WHAT IS BEING ASKED = Below are records to transcribe exactly, without their pictures.

Raw records:
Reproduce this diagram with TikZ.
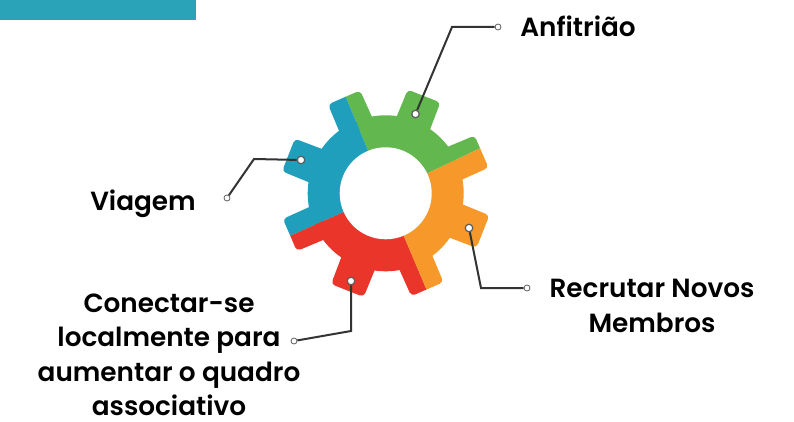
\documentclass[tikz,border=0pt]{standalone}
\usepackage{fontspec}
\setmainfont{Poppins}[BoldFont={Poppins SemiBold}]
\definecolor{cbar}{HTML}{2AA2B8}
\definecolor{cgreen}{HTML}{62B84E}
\definecolor{cblue}{HTML}{1F9FBB}
\definecolor{corange}{HTML}{F7992A}
\definecolor{cred}{HTML}{EA352B}
\definecolor{cline}{HTML}{333333}
\newcommand{\gearsector}[3]{%
  \begin{scope}
    \clip (gc) -- ++(#1:140) arc[start angle=#1,end angle=#2,radius=140] -- cycle;
    \fill[#3] (gc) circle[radius=78];
    \foreach \a in {23.5,68.5,...,338.5} {
      \fill[#3,shift={(gc)},rotate=\a,rounded corners=4pt] (68,-18) -- (104.5,-17.5) -- (104.5,17.5) -- (68,18) -- cycle;
    }
  \end{scope}}
\tikzset{
  lead/.style={draw=cline,line width=2pt,line join=miter},
  dotend/.style={circle,draw=cline!80,fill=white,line width=.8pt,minimum size=6pt,inner sep=0pt},
  dotgear/.style={circle,draw=cline!80,fill=white,line width=1.2pt,minimum size=7.5pt,inner sep=0pt},
  label/.style={font=\fontsize{26.3}{34.4}\selectfont\bfseries,align=center,text=black,inner sep=0pt},
}
\begin{document}
\begin{tikzpicture}[x=1pt,y=1pt]
\useasboundingbox (0,0) rectangle (794,421);
\fill[white] (0,0) rectangle (794,421);
\fill[cbar] (0,401) rectangle (196,421);
\coordinate (gc) at (385.7,227.7);
\gearsector{25.5}{112.5}{cgreen}
\gearsector{112.5}{204}{cblue}
\gearsector{204}{293}{cred}
\gearsector{293}{385.5}{corange}
\fill[white] (gc) circle[radius=46];
\coordinate (b1) at (452,394);
\coordinate (b2) at (254,262);
\coordinate (b3) at (481,133);
\coordinate (b4) at (351,90);
\node[dotend] (d1a) at (498,394) {};
\node[dotgear] (d1b) at (415.5,307) {};
\node[dotend] (d2a) at (227,223) {};
\node[dotgear] (d2b) at (301,261) {};
\node[dotend] (d3a) at (527,133) {};
\node[dotgear] (d3b) at (469,193) {};
\node[dotend] (d4a) at (294,80) {};
\node[dotgear] (d4b) at (351,140) {};
\draw[lead] (d1a) -- (b1) -- (d1b);
\draw[lead] (d2a) -- (b2) -- (d2b);
\draw[lead] (d3a) -- (b3) -- (d3b);
\draw[lead] (d4a) -- (b4) -- (d4b);
\node[label] (t1) at (578,395) {Anfitrião};
\node[label] (t2) at (143,217) {Viagem};
\node[label] (t3) at (652,115) {Recrutar Novos\\Membros};
\node[label] (t4) at (169,66) {Conectar-se\\localmente para\\aumentar o quadro\\associativo};
\end{tikzpicture}
\end{document}
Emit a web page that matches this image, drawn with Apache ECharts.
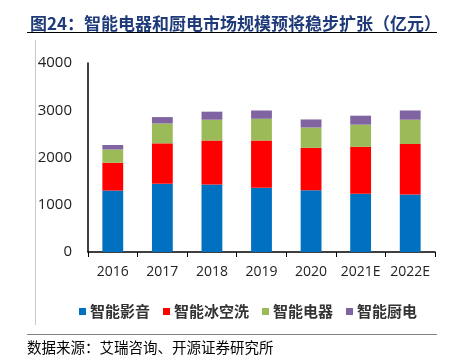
<!DOCTYPE html>
<html><head><meta charset="utf-8">
<script src="https://cdn.jsdelivr.net/npm/echarts@6/dist/echarts.min.js"></script>
<style>html,body{margin:0;padding:0;background:#fff}#c{width:450px;height:361px}</style>
</head><body><div id="c"></div>
<script>
const categories = ['2016','2017','2018','2019','2020','2021E','2022E'];
const seriesNames = ['智能影音','智能冰空洗','智能电器','智能厨电'];
const av = [1300,1445,1430,1360,1305,1235,1215];
const fridge = [590,855,930,1000,900,990,1070];
const appliance = [280,420,440,460,430,470,515];
const kitchen = [95,135,170,175,170,190,195];
const yTicks = [0,1000,2000,3000,4000];
const colors = ['#0070C0','#FF0000','#9BBB59','#8064A2'];
const values = [av, fridge, appliance, kitchen];

const chart = echarts.init(document.getElementById('c'));
chart.setOption({
  animation:false,
  color: colors,
  title:{
    text:'图24：智能电器和厨电市场规模预将稳步扩张（亿元）',
    left:25, top:10,
    textStyle:{fontFamily:'Noto Sans CJK SC', fontSize:17, fontWeight:'bold', color:'#1F3A78'}
  },
  graphic:[
    {type:'line', shape:{x1:27,y1:32.5,x2:437,y2:32.5}, style:{stroke:'#000',lineWidth:1}},
    {type:'line', shape:{x1:35.5,y1:40,x2:35.5,y2:325}, style:{stroke:'#c8c8c8',lineWidth:1}},
    {type:'line', shape:{x1:27,y1:334.5,x2:437,y2:334.5}, style:{stroke:'#808080',lineWidth:1}},
    {type:'text', left:27, top:340, style:{text:'数据来源：艾瑞咨询、开源证券研究所', font:'14.5px "Noto Sans CJK SC"', fill:'#000'}}
  ],
  legend:{
    data: seriesNames,
    top:299, left:74,
    itemWidth:7, itemHeight:7, itemGap:13,
    icon:'rect',
    textStyle:{fontFamily:'Noto Sans CJK SC', fontSize:15, fontWeight:'bold', color:'#333', padding:[0,0,0,-1]}
  },
  grid:{left:88, right:15, top:63, bottom:109},
  xAxis:{
    type:'category', data:categories,
    axisLine:{lineStyle:{color:'#000',width:1.5}},
    axisTick:{show:true, length:5, lineStyle:{color:'#000'}},
    axisLabel:{fontFamily:'Open Sans', fontSize:14, color:'#222', margin:13, interval:0}
  },
  yAxis:{
    type:'value', min:0, max:4000, interval:1000,
    axisLine:{show:true, lineStyle:{color:'#000',width:1.5}},
    axisTick:{show:false},
    splitLine:{show:false},
    axisLabel:{fontFamily:'Open Sans', fontSize:15, color:'#222', margin:16,
      formatter:v => yTicks.includes(v) ? String(v) : ''}
  },
  series: seriesNames.map((n,i)=>({
    name:n, type:'bar', stack:'s', data: values[i], barWidth:'42%',
    itemStyle:{color:colors[i]}
  }))
});
</script></body></html>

COMPLETE ANSWER =
Reproduce this diagram with TikZ.
\documentclass[tikz,border=0pt]{standalone}
\usepackage{fontspec}
\setmainfont{Poppins}[BoldFont={Poppins SemiBold}]
\definecolor{cbar}{HTML}{2AA2B8}
\definecolor{cgreen}{HTML}{62B84E}
\definecolor{cblue}{HTML}{1F9FBB}
\definecolor{corange}{HTML}{F7992A}
\definecolor{cred}{HTML}{EA352B}
\definecolor{cline}{HTML}{333333}
\newcommand{\gearsector}[3]{%
  \begin{scope}
    \clip (gc) -- ++(#1:140) arc[start angle=#1,end angle=#2,radius=140] -- cycle;
    \fill[#3] (gc) circle[radius=78];
    \foreach \a in {23.5,68.5,...,338.5} {
      \fill[#3,shift={(gc)},rotate=\a,rounded corners=4pt] (68,-18) -- (104.5,-17.5) -- (104.5,17.5) -- (68,18) -- cycle;
    }
  \end{scope}}
\tikzset{
  lead/.style={draw=cline,line width=2pt,line join=miter},
  dotend/.style={circle,draw=cline!80,fill=white,line width=.8pt,minimum size=6pt,inner sep=0pt},
  dotgear/.style={circle,draw=cline!80,fill=white,line width=1.2pt,minimum size=7.5pt,inner sep=0pt},
  label/.style={font=\fontsize{26.3}{34.4}\selectfont\bfseries,align=center,text=black,inner sep=0pt},
}
\begin{document}
\begin{tikzpicture}[x=1pt,y=1pt]
\useasboundingbox (0,0) rectangle (794,421);
\fill[white] (0,0) rectangle (794,421);
\fill[cbar] (0,401) rectangle (196,421);
\coordinate (gc) at (385.7,227.7);
\gearsector{25.5}{112.5}{cgreen}
\gearsector{112.5}{204}{cblue}
\gearsector{204}{293}{cred}
\gearsector{293}{385.5}{corange}
\fill[white] (gc) circle[radius=46];
\coordinate (b1) at (452,394);
\coordinate (b2) at (254,262);
\coordinate (b3) at (481,133);
\coordinate (b4) at (351,90);
\node[dotend] (d1a) at (498,394) {};
\node[dotgear] (d1b) at (415.5,307) {};
\node[dotend] (d2a) at (227,223) {};
\node[dotgear] (d2b) at (301,261) {};
\node[dotend] (d3a) at (527,133) {};
\node[dotgear] (d3b) at (469,193) {};
\node[dotend] (d4a) at (294,80) {};
\node[dotgear] (d4b) at (351,140) {};
\draw[lead] (d1a) -- (b1) -- (d1b);
\draw[lead] (d2a) -- (b2) -- (d2b);
\draw[lead] (d3a) -- (b3) -- (d3b);
\draw[lead] (d4a) -- (b4) -- (d4b);
\node[label] (t1) at (578,395) {Anfitrião};
\node[label] (t2) at (143,217) {Viagem};
\node[label] (t3) at (652,115) {Recrutar Novos\\Membros};
\node[label] (t4) at (169,66) {Conectar-se\\localmente para\\aumentar o quadro\\associativo};
\end{tikzpicture}
\end{document}
Emit a web page that matches this image, drawn with Apache ECharts.
<!DOCTYPE html>
<html><head><meta charset="utf-8">
<script src="https://cdn.jsdelivr.net/npm/echarts@6/dist/echarts.min.js"></script>
<style>html,body{margin:0;padding:0;background:#fff}#c{width:450px;height:361px}</style>
</head><body><div id="c"></div>
<script>
const categories = ['2016','2017','2018','2019','2020','2021E','2022E'];
const seriesNames = ['智能影音','智能冰空洗','智能电器','智能厨电'];
const av = [1300,1445,1430,1360,1305,1235,1215];
const fridge = [590,855,930,1000,900,990,1070];
const appliance = [280,420,440,460,430,470,515];
const kitchen = [95,135,170,175,170,190,195];
const yTicks = [0,1000,2000,3000,4000];
const colors = ['#0070C0','#FF0000','#9BBB59','#8064A2'];
const values = [av, fridge, appliance, kitchen];

const chart = echarts.init(document.getElementById('c'));
chart.setOption({
  animation:false,
  color: colors,
  title:{
    text:'图24：智能电器和厨电市场规模预将稳步扩张（亿元）',
    left:25, top:10,
    textStyle:{fontFamily:'Noto Sans CJK SC', fontSize:17, fontWeight:'bold', color:'#1F3A78'}
  },
  graphic:[
    {type:'line', shape:{x1:27,y1:32.5,x2:437,y2:32.5}, style:{stroke:'#000',lineWidth:1}},
    {type:'line', shape:{x1:35.5,y1:40,x2:35.5,y2:325}, style:{stroke:'#c8c8c8',lineWidth:1}},
    {type:'line', shape:{x1:27,y1:334.5,x2:437,y2:334.5}, style:{stroke:'#808080',lineWidth:1}},
    {type:'text', left:27, top:340, style:{text:'数据来源：艾瑞咨询、开源证券研究所', font:'14.5px "Noto Sans CJK SC"', fill:'#000'}}
  ],
  legend:{
    data: seriesNames,
    top:299, left:74,
    itemWidth:7, itemHeight:7, itemGap:13,
    icon:'rect',
    textStyle:{fontFamily:'Noto Sans CJK SC', fontSize:15, fontWeight:'bold', color:'#333', padding:[0,0,0,-1]}
  },
  grid:{left:88, right:15, top:63, bottom:109},
  xAxis:{
    type:'category', data:categories,
    axisLine:{lineStyle:{color:'#000',width:1.5}},
    axisTick:{show:true, length:5, lineStyle:{color:'#000'}},
    axisLabel:{fontFamily:'Open Sans', fontSize:14, color:'#222', margin:13, interval:0}
  },
  yAxis:{
    type:'value', min:0, max:4000, interval:1000,
    axisLine:{show:true, lineStyle:{color:'#000',width:1.5}},
    axisTick:{show:false},
    splitLine:{show:false},
    axisLabel:{fontFamily:'Open Sans', fontSize:15, color:'#222', margin:16,
      formatter:v => yTicks.includes(v) ? String(v) : ''}
  },
  series: seriesNames.map((n,i)=>({
    name:n, type:'bar', stack:'s', data: values[i], barWidth:'42%',
    itemStyle:{color:colors[i]}
  }))
});
</script></body></html>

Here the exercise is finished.